Immagine assai inusuale e sorprendente rispetto all’iconografia tradizionale che raffigura i Magi chini davanti al bambino mentre lasciano i doni.

È come se l’osservatore li vedesse qui dalla Terra Santa scomparire verso Oriente facendo il cammino inverso rispetto a quello della stella che li ha guidati all’andata.

La grande città che li attende appare singolarmente deserta, quasi abbandonata, rimanda alle raffigurazioni della torre di Babele. I Magi stanno portando alle loro case il vangelo del Natale o il loro viaggio risprofonderà nella confusione di Babilonia-Babele perdendosi nuovamente tra gli idoli e l’alterità dell’Oriente?

 

 

 

Di loro non sentiremo più parlare

Sentimento fiabesco e profondamente malinconico. L’oriente qui raffigurato sembra quello delle Mille e una notte: l’immensa città turrita e bianca, le vesti esotiche dei re-cavalieri rosse come le onde del deserto, agitato e mosso. È un mondo meraviglioso, eppure c’è un senso di silenzio e di vuoto. Il cielo notturno completamente buio, sugli spalti della città non appare nessuno.

I Magi galoppano in avanti, non si voltano più indietro, di loro non sentiremo più parlare. E’ come se anch’essi siano avviati verso l’oblio, presto inghiottiti dalla grande porta della città scura come la notte, forse allusione alla morte e allo sprofondare della vita in un grande mistero.

Curiosamente gli unici volti e sguardi che vediamo sono quelli dei musi dei cavalli, i soli che si voltano. Anche le loro espressioni sono di stupore e malinconia, lo slancio del movimento è frenato da una tensione contraria. Sembra non vogliano procedere verso la città. Guardano verso di noi quasi a interpellarci chiedendoci di non dimenticare i Magi, il loro viaggio e la loro storia.

Il carattere profetico e spirituale dell’arte è sempre declinato in termini sospesi, interrogativi, aperti. Meraviglia e malinconia appartengono allo spirituale, al cammino verso l’assoluto e il divino, verso qualcosa che si approssima e ci chiama e al tempo stesso ci sfugge e non possiamo possedere appieno. E’ una realtà che si lascia intravvedere un giorno e poi è da riguadagnare alla vita e alla coscienza ascoltando di nuovo lo Spirito che parla all’interiorità del cuore.

Noi e la “grande città”. Senza nostalgie

E noi nel nostro viaggio cosa possiamo mostrare ai fratelli della grande città, cui sembra importare assai poco il discorso cristiano?
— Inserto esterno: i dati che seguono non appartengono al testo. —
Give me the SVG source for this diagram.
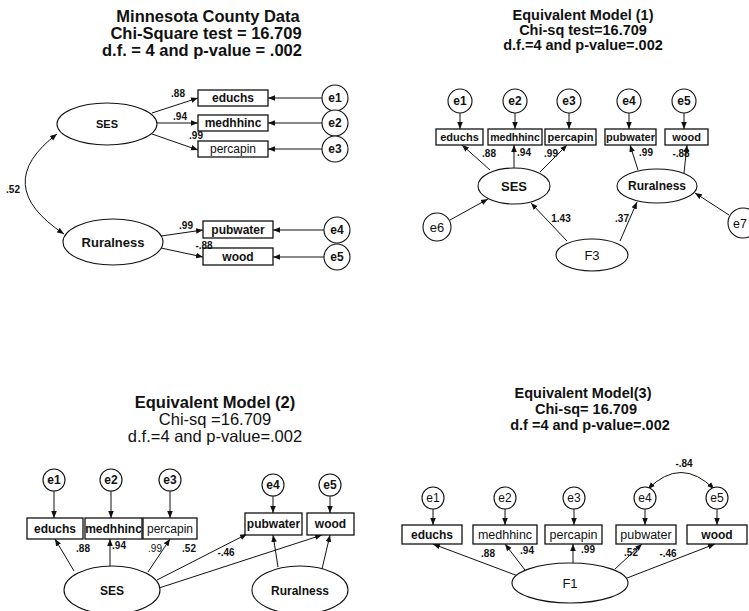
<svg xmlns="http://www.w3.org/2000/svg" width="749" height="611" viewBox="0 0 749 611">
<style>
text{font-family:"Liberation Sans",Arial,sans-serif;fill:#111;text-anchor:middle}
.t{font-weight:bold}
.n{fill:#fff;stroke:#111;stroke-width:1.1}
.b{fill:#fff;stroke:#111;stroke-width:1.3}
.c line,.c path{stroke:#111;stroke-width:1;fill:none;marker-end:url(#ah)}
.c .cv{marker-start:url(#ah)}
.lb{font-size:10px;font-weight:bold}
.bx{font-size:12px;font-weight:bold}
</style>
<defs>
<marker id="ah" viewBox="0 0 10 10" refX="10" refY="5" markerWidth="7" markerHeight="7" markerUnits="userSpaceOnUse" orient="auto-start-reverse"><path d="M0,1 L10,5 L0,9 z" fill="#111"/></marker>
</defs>
<rect width="749" height="611" fill="#fff"/>

<!-- Panel 1 titles -->
<g id="title1" class="t" font-size="16.5">
<text x="208" y="22">Minnesota County Data</text>
<text x="206" y="39">Chi-Square test = 16.709</text>
<text x="202" y="56">d.f. = 4 and p-value = .002</text>
</g>

<!-- Panel 1 connectors -->
<g id="conn1" class="c">
<line x1="322" y1="98" x2="268" y2="98"/>
<line x1="322" y1="123" x2="268" y2="123"/>
<line x1="322" y1="149" x2="268" y2="149"/>
<line x1="324" y1="230" x2="273" y2="230"/>
<line x1="324" y1="257" x2="273" y2="257"/>
<line x1="152" y1="113" x2="198" y2="98"/>
<line x1="157" y1="123" x2="198" y2="123"/>
<line x1="152" y1="134" x2="198" y2="150"/>
<line x1="161" y1="236" x2="203" y2="230"/>
<line x1="161" y1="248" x2="203" y2="257"/>
<path class="cv" d="M57,134 Q-10,185 64,234"/>
</g>
<g id="p1-SES"><ellipse class="n" cx="107" cy="124" rx="50" ry="21"/><text x="107" y="128" font-size="11" class="t">SES</text></g>
<g id="p1-Ruralness"><ellipse class="n" cx="113" cy="242" rx="50" ry="23"/><text x="113" y="247" font-size="13" class="t">Ruralness</text></g>
<g id="p1-educhs"><rect class="b" x="198" y="90" width="70" height="16"/><text class="bx" x="233" y="102">educhs</text></g>
<g id="p1-medhhinc"><rect class="b" x="198" y="115" width="70" height="16"/><text class="bx" x="233" y="127">medhhinc</text></g>
<g id="p1-percapin"><rect class="b" x="198" y="141" width="70" height="16"/><text x="233" y="153" font-size="12">percapin</text></g>
<g id="p1-pubwater"><rect class="b" x="203" y="221" width="70" height="17"/><text class="bx" x="238" y="234">pubwater</text></g>
<g id="p1-wood"><rect class="b" x="203" y="248" width="70" height="17"/><text class="bx" x="238" y="261">wood</text></g>
<g id="p1-e1"><circle class="n" cx="335" cy="98" r="13"/><text class="bx" x="335" y="102">e1</text></g>
<g id="p1-e2"><circle class="n" cx="335" cy="123" r="13"/><text class="bx" x="335" y="127">e2</text></g>
<g id="p1-e3"><circle class="n" cx="335" cy="149" r="13"/><text class="bx" x="335" y="153">e3</text></g>
<g id="p1-e4"><circle class="n" cx="337" cy="230" r="13"/><text class="bx" x="337" y="234">e4</text></g>
<g id="p1-e5"><circle class="n" cx="337" cy="257" r="13"/><text class="bx" x="337" y="261">e5</text></g>
<g id="p1-labels" class="lb">
<text x="178" y="97">.88</text>
<text x="180" y="120">.94</text>
<text x="196" y="139">.99</text>
<text x="13" y="193">.52</text>
<text x="186" y="229">.99</text>
<text x="204" y="249">-.88</text>
</g>

<!-- Panel 2 -->
<g id="title2" class="t" font-size="14.5">
<text x="583" y="20">Equivalent Model (1)</text>
<text x="583" y="35">Chi-sq test=16.709</text>
<text x="583" y="50">d.f.=4 and p-value=.002</text>
</g>
<g id="conn2" class="c">
<line x1="460" y1="113" x2="460" y2="129"/>
<line x1="515" y1="113" x2="515" y2="129"/>
<line x1="569" y1="113" x2="569" y2="129"/>
<line x1="629" y1="113" x2="629" y2="129"/>
<line x1="684" y1="113" x2="684" y2="129"/>
<line x1="490" y1="170" x2="462" y2="145"/>
<line x1="514" y1="168" x2="514" y2="145"/>
<line x1="540" y1="172" x2="567" y2="145"/>
<line x1="638" y1="170" x2="630" y2="145"/>
<line x1="684" y1="173" x2="687" y2="145"/>
<line x1="567" y1="241" x2="531" y2="203"/>
<line x1="620" y1="241" x2="637" y2="202"/>
<line x1="450" y1="220" x2="488" y2="199"/>
<line x1="729" y1="215" x2="695" y2="193"/>
</g>
<g id="p2-e1"><circle class="n" cx="460" cy="101" r="12"/><text class="bx" x="460" y="105">e1</text></g>
<g id="p2-e2"><circle class="n" cx="515" cy="101" r="12"/><text class="bx" x="515" y="105">e2</text></g>
<g id="p2-e3"><circle class="n" cx="569" cy="101" r="12"/><text class="bx" x="569" y="105">e3</text></g>
<g id="p2-e4"><circle class="n" cx="629" cy="101" r="12"/><text class="bx" x="629" y="105">e4</text></g>
<g id="p2-e5"><circle class="n" cx="684" cy="101" r="12"/><text class="bx" x="684" y="105">e5</text></g>
<g id="p2-educhs"><rect class="b" x="436" y="129" width="47" height="16"/><text class="t" font-size="11" x="459.5" y="141">educhs</text></g>
<g id="p2-medhhinc"><rect class="b" x="488" y="129" width="54" height="16"/><text class="t" font-size="10.5" x="515" y="141">medhhinc</text></g>
<g id="p2-percapin"><rect class="b" x="545" y="129" width="51" height="16"/><text class="t" font-size="11" x="570.5" y="141">percapin</text></g>
<g id="p2-pubwater"><rect class="b" x="605" y="129" width="51" height="16"/><text class="t" font-size="11" x="630.5" y="141">pubwater</text></g>
<g id="p2-wood"><rect class="b" x="665" y="129" width="43" height="16"/><text class="t" font-size="11" x="686.5" y="141">wood</text></g>
<g id="p2-SES"><ellipse class="n" cx="514" cy="186" rx="36" ry="18"/><text class="t" font-size="13" x="514" y="191">SES</text></g>
<g id="p2-Ruralness"><ellipse class="n" cx="657" cy="186" rx="40" ry="17"/><text class="t" font-size="12" x="657" y="190">Ruralness</text></g>
<g id="p2-F3"><ellipse class="n" cx="592" cy="255" rx="36" ry="16"/><text x="592" y="260" font-size="13">F3</text></g>
<g id="p2-e6"><circle class="n" cx="437" cy="227" r="14"/><text x="437" y="232" font-size="13">e6</text></g>
<g id="p2-e7"><circle class="n" cx="743" cy="223" r="15"/><text x="740" y="228" font-size="12.5">e7</text></g>
<g id="p2-labels" class="lb">
<text x="489" y="157">.88</text>
<text x="524" y="156">.94</text>
<text x="551" y="157">.99</text>
<text x="646" y="156">.99</text>
<text x="681" y="157">-.88</text>
<text x="561" y="222">1.43</text>
<text x="622" y="222">.37</text>
</g>

<!-- Panel 3 -->
<g id="title3" font-size="16.5">
<text class="t" x="215" y="408">Equivalent Model (2)</text>
<text x="215" y="425">Chi-sq =16.709</text>
<text x="215" y="442">d.f.=4 and p-value=.002</text>
</g>
<g id="conn3" class="c">
<line x1="54" y1="491" x2="54" y2="518"/>
<line x1="111" y1="491" x2="111" y2="518"/>
<line x1="170" y1="491" x2="170" y2="518"/>
<line x1="273" y1="496" x2="273" y2="513"/>
<line x1="330" y1="496" x2="330" y2="513"/>
<line x1="74" y1="571" x2="55" y2="539"/>
<line x1="110" y1="566" x2="110" y2="539"/>
<line x1="148" y1="572" x2="170" y2="539"/>
<line x1="157" y1="580" x2="247" y2="534"/>
<line x1="159" y1="588" x2="322" y2="535"/>
<line x1="278" y1="567" x2="273" y2="535"/>
<line x1="322" y1="569" x2="330" y2="535"/>
</g>
<g id="p3-e1"><circle class="n" cx="54" cy="480" r="11"/><text class="bx" x="54" y="484">e1</text></g>
<g id="p3-e2"><circle class="n" cx="111" cy="480" r="11"/><text class="bx" x="111" y="484">e2</text></g>
<g id="p3-e3"><circle class="n" cx="170" cy="480" r="11"/><text class="bx" x="170" y="484">e3</text></g>
<g id="p3-e4"><circle class="n" cx="273" cy="485" r="11"/><text class="bx" x="273" y="489">e4</text></g>
<g id="p3-e5"><circle class="n" cx="330" cy="485" r="11"/><text class="bx" x="330" y="489">e5</text></g>
<g id="p3-educhs"><rect class="b" x="27" y="518" width="56" height="21"/><text class="bx" x="55" y="533">educhs</text></g>
<g id="p3-medhhinc"><rect class="b" x="85" y="518" width="57" height="21"/><text class="bx" x="113.5" y="533">medhhinc</text></g>
<g id="p3-percapin"><rect class="b" x="143" y="518" width="54" height="21"/><text x="170" y="533" font-size="12">percapin</text></g>
<g id="p3-pubwater"><rect class="b" x="245" y="513" width="57" height="22"/><text class="bx" x="273.5" y="528">pubwater</text></g>
<g id="p3-wood"><rect class="b" x="307" y="513" width="47" height="22"/><text class="bx" x="330.5" y="528">wood</text></g>
<g id="p3-SES"><ellipse class="n" cx="112" cy="590" rx="48" ry="24"/><text class="t" font-size="12" x="112" y="595">SES</text></g>
<g id="p3-Ruralness"><ellipse class="n" cx="300" cy="590" rx="48" ry="24"/><text class="t" font-size="12" x="300" y="595">Ruralness</text></g>
<g id="p3-labels" class="lb">
<text x="83" y="552">.88</text>
<text x="119" y="549">.94</text>
<text x="155" y="552" font-weight="normal">.99</text>
<text x="189" y="552">.52</text>
<text x="226" y="556">-.46</text>
</g>

<!-- Panel 4 -->
<g id="title4" class="t" font-size="14.5">
<text x="583" y="398">Equivalent Model(3)</text>
<text x="586" y="414">Chi-sq= 16.709</text>
<text x="590" y="430">d.f =4 and p-value=.002</text>
</g>
<g id="conn4" class="c">
<line x1="433" y1="509" x2="433" y2="525"/>
<line x1="505" y1="509" x2="505" y2="525"/>
<line x1="574" y1="509" x2="574" y2="525"/>
<line x1="645" y1="509" x2="645" y2="525"/>
<line x1="717" y1="509" x2="717" y2="525"/>
<line x1="518" y1="576" x2="433" y2="544"/>
<line x1="525" y1="570" x2="505" y2="544"/>
<line x1="573" y1="563" x2="573" y2="544"/>
<line x1="615" y1="569" x2="642" y2="544"/>
<line x1="627" y1="578" x2="715" y2="544"/>
<path class="cv" d="M648,489 Q681,456 714,489"/>
</g>
<g id="p4-e1"><circle class="n" cx="433" cy="498" r="11"/><text x="433" y="502" font-size="12">e1</text></g>
<g id="p4-e2"><circle class="n" cx="505" cy="498" r="11"/><text x="505" y="502" font-size="12">e2</text></g>
<g id="p4-e3"><circle class="n" cx="574" cy="498" r="11"/><text x="574" y="502" font-size="12">e3</text></g>
<g id="p4-e4"><circle class="n" cx="645" cy="498" r="11"/><text x="645" y="502" font-size="12">e4</text></g>
<g id="p4-e5"><circle class="n" cx="717" cy="498" r="11"/><text x="717" y="502" font-size="12">e5</text></g>
<g id="p4-educhs"><rect class="b" x="402" y="525" width="60" height="19"/><text class="bx" x="432" y="539">educhs</text></g>
<g id="p4-medhhinc"><rect class="b" x="473" y="525" width="64" height="19"/><text x="505" y="539" font-size="12.5">medhhinc</text></g>
<g id="p4-percapin"><rect class="b" x="545" y="525" width="57" height="19"/><text x="573.5" y="539" font-size="12.5">percapin</text></g>
<g id="p4-pubwater"><rect class="b" x="616" y="525" width="60" height="19"/><text x="646" y="539" font-size="12.5">pubwater</text></g>
<g id="p4-wood"><rect class="b" x="687" y="525" width="60" height="19"/><text class="bx" x="717" y="539">wood</text></g>
<g id="p4-F1"><ellipse class="n" cx="570" cy="583" rx="58" ry="20"/><text x="570" y="588" font-size="13">F1</text></g>
<g id="p4-labels" class="lb">
<text x="488" y="557">.88</text>
<text x="527" y="554">.94</text>
<text x="588" y="553">.99</text>
<text x="631" y="556">.52</text>
<text x="668" y="557">-.46</text>
<text x="684" y="467">-.84</text>
</g>
</svg>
La città è accogliente oppure ostile? Siamo noi stessi che rischiamo di perderci in essa dimenticando la luce che abbiamo scorto?

Sognare il recupero di un passato regime di cristianità è un sogno nostalgico che appare ridicolo e poco evangelico. E anche un poco ridicole, se ci è permesso, sono quelle rappresentazioni nelle piazze con figuranti vestiti da magi, quasi a rassicurarci e consolarci, a difesa della nostra identità e dei nostri “valori”, parola magica continuamente abusata cui non corrisponde più nulla.

Accogliamo le ricchezze nuove delle genti, l’oro e l’incenso che ognuno porta in sé. Proponiamo la luce di Betlemme – come il tesoro e la stella – a chi già li custodisce nel cuore, intravvede e cerca quel mistero di pietà e riconciliazione di Dio per gli uomini, culminato nella Pasqua di Cristo.

La preoccupazione semmai è proprio constatare che il nostro è un cristianesimo stanco e vuoto, ridotto a lettera, a forma, a rappresentazione. Forse non mancano i corsi biblici, ma manca un cuore secondo il Vangelo.

Rischiamo di essere come Erode, gli scribi e gli abitanti di Gerusalemme, che custodiscono i sacri libri, la tradizione e le liturgie, ma poi, quando arriva l’evento decisivo non lo comprendono e non lo riconoscono. Anzi prendono a pretesto la lettera del libro per respingere Gesù. Non è forse ciò che accade a volte anche oggi?

Proviamo a recuperare il Vangelo con la sua novità e la sua forza di speranza, come invenzione di vie umane da proporre a una società che sta soffocando sotto il peso di molti problemi e di molte chiusure. Annunciare il Natale è anche credere alla possibilità per ognuno di risollevarsi e accogliere quella luce che in Gesù si è fatta uomo e trasfigura la vita.

Alzati, rivestiti di luce, perché viene la tua luce, la gloria del Signore brilla sopra di te.

Allora forse ci accadrà come ai Magi che “al vedere la stella provarono una grandissima gioia”.